- [WHAT TO WORK ON]:
Skip the pictures and repeat each line of the data exactly.

- [INFORMATION SUPPLIED]:
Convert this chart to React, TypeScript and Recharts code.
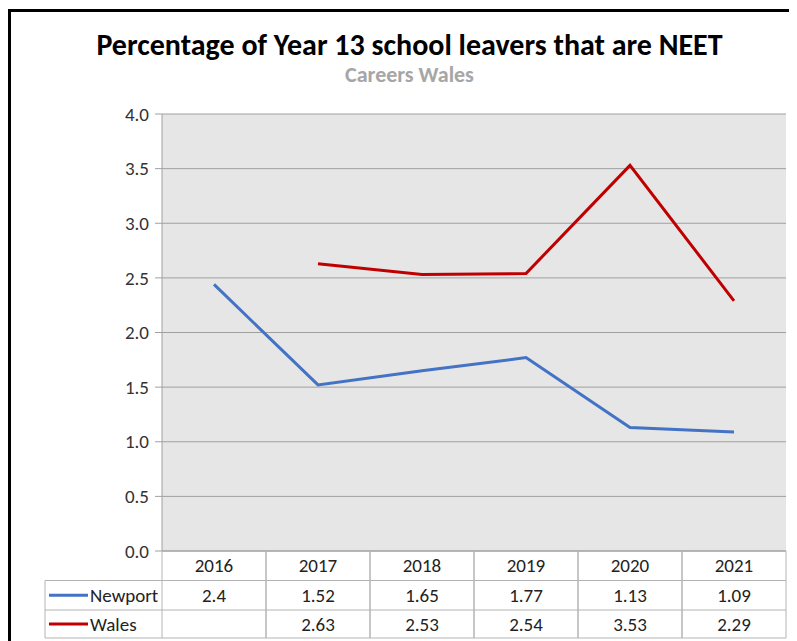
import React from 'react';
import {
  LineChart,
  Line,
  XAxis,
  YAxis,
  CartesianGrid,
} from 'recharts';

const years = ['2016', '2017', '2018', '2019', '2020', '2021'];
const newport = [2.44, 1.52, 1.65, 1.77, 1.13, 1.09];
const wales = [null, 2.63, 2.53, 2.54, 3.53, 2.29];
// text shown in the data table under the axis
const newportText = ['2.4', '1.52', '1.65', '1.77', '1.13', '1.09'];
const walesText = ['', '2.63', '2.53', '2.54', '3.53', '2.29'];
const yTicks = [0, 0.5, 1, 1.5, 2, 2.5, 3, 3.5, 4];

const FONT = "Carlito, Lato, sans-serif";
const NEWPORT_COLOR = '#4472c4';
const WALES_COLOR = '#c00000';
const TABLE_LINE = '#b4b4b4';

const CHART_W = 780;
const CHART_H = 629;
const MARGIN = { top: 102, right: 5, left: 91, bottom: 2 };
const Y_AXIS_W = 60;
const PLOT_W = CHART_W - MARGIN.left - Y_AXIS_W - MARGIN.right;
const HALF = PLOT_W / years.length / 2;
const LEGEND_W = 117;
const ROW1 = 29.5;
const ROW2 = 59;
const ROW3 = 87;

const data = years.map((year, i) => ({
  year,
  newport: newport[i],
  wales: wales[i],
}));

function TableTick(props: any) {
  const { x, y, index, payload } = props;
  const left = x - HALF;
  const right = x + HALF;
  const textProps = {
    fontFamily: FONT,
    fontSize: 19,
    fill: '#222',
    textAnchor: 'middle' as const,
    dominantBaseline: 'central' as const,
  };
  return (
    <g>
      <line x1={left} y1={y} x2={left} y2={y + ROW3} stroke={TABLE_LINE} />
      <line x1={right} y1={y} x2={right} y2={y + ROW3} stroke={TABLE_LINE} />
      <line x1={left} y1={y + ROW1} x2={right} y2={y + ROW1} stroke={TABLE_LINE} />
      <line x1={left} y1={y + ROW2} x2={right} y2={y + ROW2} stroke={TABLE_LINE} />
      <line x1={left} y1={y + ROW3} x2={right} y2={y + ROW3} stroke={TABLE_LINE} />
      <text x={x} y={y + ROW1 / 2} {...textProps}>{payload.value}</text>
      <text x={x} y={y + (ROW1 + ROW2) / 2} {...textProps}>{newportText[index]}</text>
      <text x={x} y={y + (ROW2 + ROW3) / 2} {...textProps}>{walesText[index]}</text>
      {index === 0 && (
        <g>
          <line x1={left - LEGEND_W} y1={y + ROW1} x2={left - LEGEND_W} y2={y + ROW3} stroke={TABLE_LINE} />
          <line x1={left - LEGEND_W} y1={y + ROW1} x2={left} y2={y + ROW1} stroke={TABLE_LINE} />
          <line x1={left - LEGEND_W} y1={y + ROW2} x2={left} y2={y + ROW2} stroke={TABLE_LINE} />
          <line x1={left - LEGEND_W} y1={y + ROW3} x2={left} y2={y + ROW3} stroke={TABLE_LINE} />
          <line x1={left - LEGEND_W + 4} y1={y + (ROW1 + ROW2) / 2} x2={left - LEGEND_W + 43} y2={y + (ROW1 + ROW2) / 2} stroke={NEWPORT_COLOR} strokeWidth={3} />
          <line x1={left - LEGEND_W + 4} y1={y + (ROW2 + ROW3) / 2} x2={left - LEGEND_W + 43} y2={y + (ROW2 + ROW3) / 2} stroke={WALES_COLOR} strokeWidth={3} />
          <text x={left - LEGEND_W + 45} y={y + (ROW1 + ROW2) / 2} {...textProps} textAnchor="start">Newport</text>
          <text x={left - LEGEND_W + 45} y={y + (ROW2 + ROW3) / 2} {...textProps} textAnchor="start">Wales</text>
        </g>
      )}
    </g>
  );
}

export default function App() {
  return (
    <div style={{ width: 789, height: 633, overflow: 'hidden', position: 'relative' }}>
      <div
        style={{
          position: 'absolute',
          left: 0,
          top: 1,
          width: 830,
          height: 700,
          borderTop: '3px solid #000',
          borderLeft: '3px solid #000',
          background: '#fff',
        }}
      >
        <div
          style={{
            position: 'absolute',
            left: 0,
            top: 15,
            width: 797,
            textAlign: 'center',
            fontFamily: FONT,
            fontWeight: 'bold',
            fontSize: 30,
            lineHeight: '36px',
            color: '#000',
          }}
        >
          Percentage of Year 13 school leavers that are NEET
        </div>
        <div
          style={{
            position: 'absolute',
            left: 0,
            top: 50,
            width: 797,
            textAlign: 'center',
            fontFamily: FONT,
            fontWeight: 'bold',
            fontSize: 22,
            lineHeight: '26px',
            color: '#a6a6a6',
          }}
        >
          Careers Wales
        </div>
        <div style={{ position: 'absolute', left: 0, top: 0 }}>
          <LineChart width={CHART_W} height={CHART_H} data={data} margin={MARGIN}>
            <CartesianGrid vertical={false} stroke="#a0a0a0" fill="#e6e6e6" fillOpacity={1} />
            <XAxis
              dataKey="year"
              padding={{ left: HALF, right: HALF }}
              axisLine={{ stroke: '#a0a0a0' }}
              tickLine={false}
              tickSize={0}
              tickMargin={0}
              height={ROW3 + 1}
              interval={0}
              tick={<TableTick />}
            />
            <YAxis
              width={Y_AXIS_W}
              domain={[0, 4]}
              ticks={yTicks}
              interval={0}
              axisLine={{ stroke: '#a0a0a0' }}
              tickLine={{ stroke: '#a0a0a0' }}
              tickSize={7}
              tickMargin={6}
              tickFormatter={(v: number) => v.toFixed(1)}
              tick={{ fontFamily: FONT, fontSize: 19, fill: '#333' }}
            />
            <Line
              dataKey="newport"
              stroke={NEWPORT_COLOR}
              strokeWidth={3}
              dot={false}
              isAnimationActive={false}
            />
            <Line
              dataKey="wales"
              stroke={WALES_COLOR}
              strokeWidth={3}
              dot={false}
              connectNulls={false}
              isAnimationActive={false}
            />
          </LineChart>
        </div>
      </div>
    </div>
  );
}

- [FINISHED ANSWER]:
Convert this chart to React, TypeScript and Recharts code.
import React from 'react';
import {
  LineChart,
  Line,
  XAxis,
  YAxis,
  CartesianGrid,
} from 'recharts';

const years = ['2016', '2017', '2018', '2019', '2020', '2021'];
const newport = [2.44, 1.52, 1.65, 1.77, 1.13, 1.09];
const wales = [null, 2.63, 2.53, 2.54, 3.53, 2.29];
// text shown in the data table under the axis
const newportText = ['2.4', '1.52', '1.65', '1.77', '1.13', '1.09'];
const walesText = ['', '2.63', '2.53', '2.54', '3.53', '2.29'];
const yTicks = [0, 0.5, 1, 1.5, 2, 2.5, 3, 3.5, 4];

const FONT = "Carlito, Lato, sans-serif";
const NEWPORT_COLOR = '#4472c4';
const WALES_COLOR = '#c00000';
const TABLE_LINE = '#b4b4b4';

const CHART_W = 780;
const CHART_H = 629;
const MARGIN = { top: 102, right: 5, left: 91, bottom: 2 };
const Y_AXIS_W = 60;
const PLOT_W = CHART_W - MARGIN.left - Y_AXIS_W - MARGIN.right;
const HALF = PLOT_W / years.length / 2;
const LEGEND_W = 117;
const ROW1 = 29.5;
const ROW2 = 59;
const ROW3 = 87;

const data = years.map((year, i) => ({
  year,
  newport: newport[i],
  wales: wales[i],
}));

function TableTick(props: any) {
  const { x, y, index, payload } = props;
  const left = x - HALF;
  const right = x + HALF;
  const textProps = {
    fontFamily: FONT,
    fontSize: 19,
    fill: '#222',
    textAnchor: 'middle' as const,
    dominantBaseline: 'central' as const,
  };
  return (
    <g>
      <line x1={left} y1={y} x2={left} y2={y + ROW3} stroke={TABLE_LINE} />
      <line x1={right} y1={y} x2={right} y2={y + ROW3} stroke={TABLE_LINE} />
      <line x1={left} y1={y + ROW1} x2={right} y2={y + ROW1} stroke={TABLE_LINE} />
      <line x1={left} y1={y + ROW2} x2={right} y2={y + ROW2} stroke={TABLE_LINE} />
      <line x1={left} y1={y + ROW3} x2={right} y2={y + ROW3} stroke={TABLE_LINE} />
      <text x={x} y={y + ROW1 / 2} {...textProps}>{payload.value}</text>
      <text x={x} y={y + (ROW1 + ROW2) / 2} {...textProps}>{newportText[index]}</text>
      <text x={x} y={y + (ROW2 + ROW3) / 2} {...textProps}>{walesText[index]}</text>
      {index === 0 && (
        <g>
          <line x1={left - LEGEND_W} y1={y + ROW1} x2={left - LEGEND_W} y2={y + ROW3} stroke={TABLE_LINE} />
          <line x1={left - LEGEND_W} y1={y + ROW1} x2={left} y2={y + ROW1} stroke={TABLE_LINE} />
          <line x1={left - LEGEND_W} y1={y + ROW2} x2={left} y2={y + ROW2} stroke={TABLE_LINE} />
          <line x1={left - LEGEND_W} y1={y + ROW3} x2={left} y2={y + ROW3} stroke={TABLE_LINE} />
          <line x1={left - LEGEND_W + 4} y1={y + (ROW1 + ROW2) / 2} x2={left - LEGEND_W + 43} y2={y + (ROW1 + ROW2) / 2} stroke={NEWPORT_COLOR} strokeWidth={3} />
          <line x1={left - LEGEND_W + 4} y1={y + (ROW2 + ROW3) / 2} x2={left - LEGEND_W + 43} y2={y + (ROW2 + ROW3) / 2} stroke={WALES_COLOR} strokeWidth={3} />
          <text x={left - LEGEND_W + 45} y={y + (ROW1 + ROW2) / 2} {...textProps} textAnchor="start">Newport</text>
          <text x={left - LEGEND_W + 45} y={y + (ROW2 + ROW3) / 2} {...textProps} textAnchor="start">Wales</text>
        </g>
      )}
    </g>
  );
}

export default function App() {
  return (
    <div style={{ width: 789, height: 633, overflow: 'hidden', position: 'relative' }}>
      <div
        style={{
          position: 'absolute',
          left: 0,
          top: 1,
          width: 830,
          height: 700,
          borderTop: '3px solid #000',
          borderLeft: '3px solid #000',
          background: '#fff',
        }}
      >
        <div
          style={{
            position: 'absolute',
            left: 0,
            top: 15,
            width: 797,
            textAlign: 'center',
            fontFamily: FONT,
            fontWeight: 'bold',
            fontSize: 30,
            lineHeight: '36px',
            color: '#000',
          }}
        >
          Percentage of Year 13 school leavers that are NEET
        </div>
        <div
          style={{
            position: 'absolute',
            left: 0,
            top: 50,
            width: 797,
            textAlign: 'center',
            fontFamily: FONT,
            fontWeight: 'bold',
            fontSize: 22,
            lineHeight: '26px',
            color: '#a6a6a6',
          }}
        >
          Careers Wales
        </div>
        <div style={{ position: 'absolute', left: 0, top: 0 }}>
          <LineChart width={CHART_W} height={CHART_H} data={data} margin={MARGIN}>
            <CartesianGrid vertical={false} stroke="#a0a0a0" fill="#e6e6e6" fillOpacity={1} />
            <XAxis
              dataKey="year"
              padding={{ left: HALF, right: HALF }}
              axisLine={{ stroke: '#a0a0a0' }}
              tickLine={false}
              tickSize={0}
              tickMargin={0}
              height={ROW3 + 1}
              interval={0}
              tick={<TableTick />}
            />
            <YAxis
              width={Y_AXIS_W}
              domain={[0, 4]}
              ticks={yTicks}
              interval={0}
              axisLine={{ stroke: '#a0a0a0' }}
              tickLine={{ stroke: '#a0a0a0' }}
              tickSize={7}
              tickMargin={6}
              tickFormatter={(v: number) => v.toFixed(1)}
              tick={{ fontFamily: FONT, fontSize: 19, fill: '#333' }}
            />
            <Line
              dataKey="newport"
              stroke={NEWPORT_COLOR}
              strokeWidth={3}
              dot={false}
              isAnimationActive={false}
            />
            <Line
              dataKey="wales"
              stroke={WALES_COLOR}
              strokeWidth={3}
              dot={false}
              connectNulls={false}
              isAnimationActive={false}
            />
          </LineChart>
        </div>
      </div>
    </div>
  );
}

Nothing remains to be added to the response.